KCOT
- Cotulla, Texas; United States;
- Frequency: 96.3 MHz
- Branding: La Mejor

Programming
- Format: Regional Mexican
- Affiliations: MVS Radio

Ownership
- Owner: José Antonio Aguilar; (First FM Cotulla LLC);

History
- First air date: 2011
- Call sign meaning: COTulla

Technical information
- Licensing authority: FCC
- Facility ID: 171010
- Class: A
- ERP: 300 watts
- HAAT: 5.4 meters (18 ft)
- Transmitter coordinates: 28°25′57.7″N 99°14′1″W﻿ / ﻿28.432694°N 99.23361°W

Links
- Public license information: Public file; LMS;
- Website: lamejor.com.mx/cotulla

= KCOT (FM) =

KCOT is a radio station on 96.3 FM in Cotulla, Texas.

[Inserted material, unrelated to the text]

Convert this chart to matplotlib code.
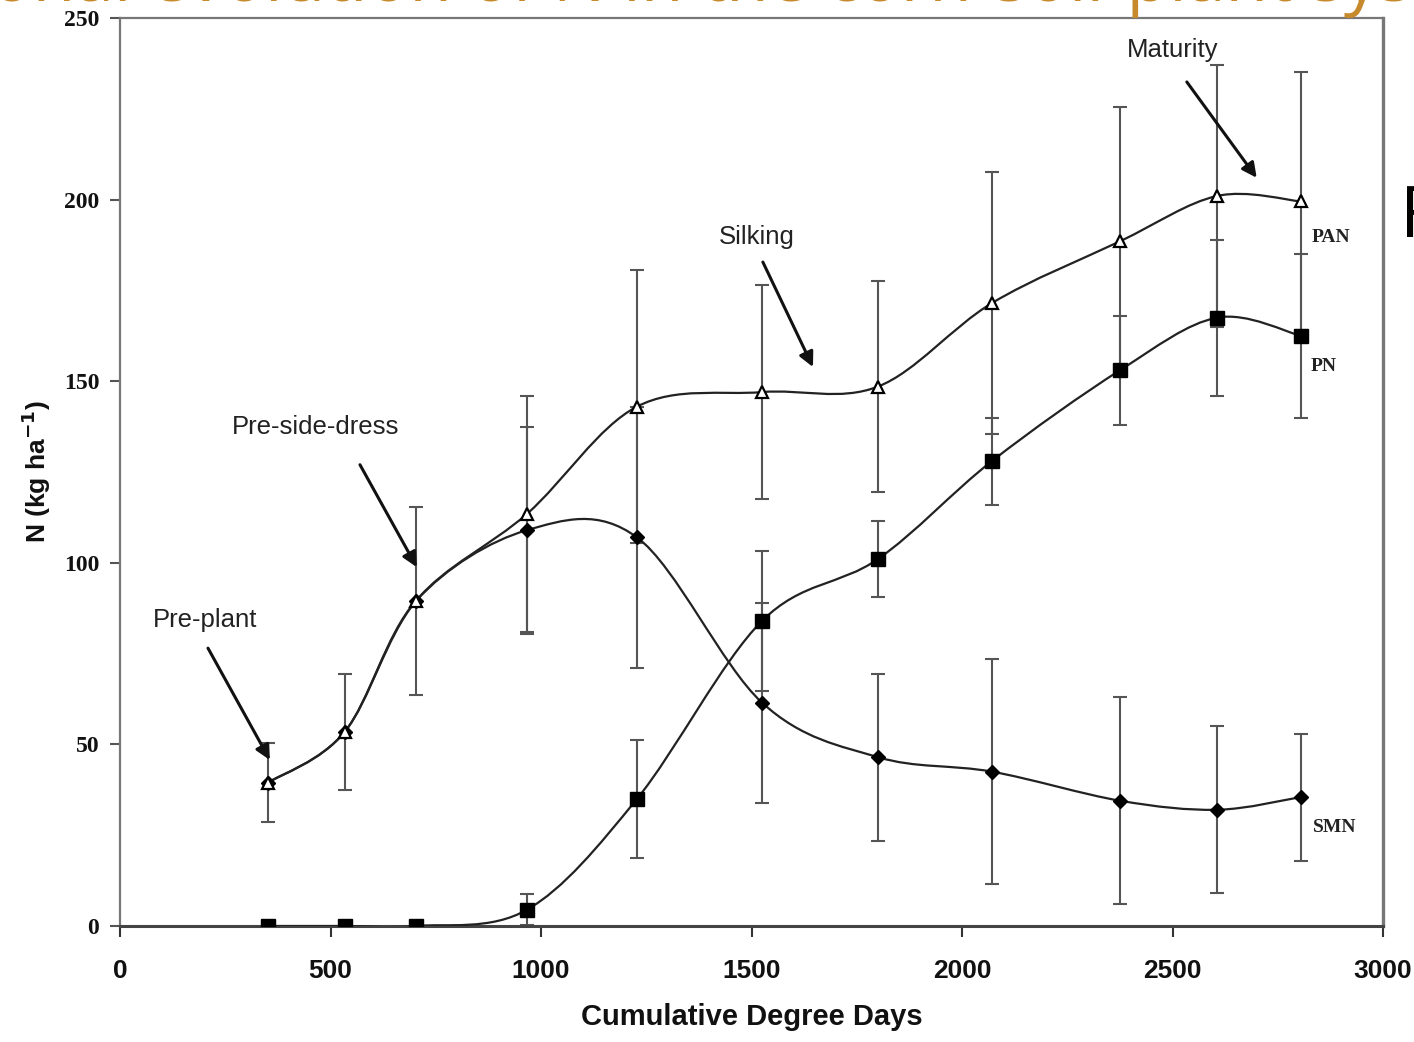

It is owned by José Antonio Aguilar, through licensee First FM Cotulla LLC, and carries La Mejor Regional Mexican format from MVS Radio.

==History==
KCOT was licensed in 2009 and received its callsign in January 2011. It was owned by KM Communications and promptly sold to its current owner before even coming to air.

KCOT holds a construction permit to become a Class C3 station with 25 kW ERP from a 100 meter tower.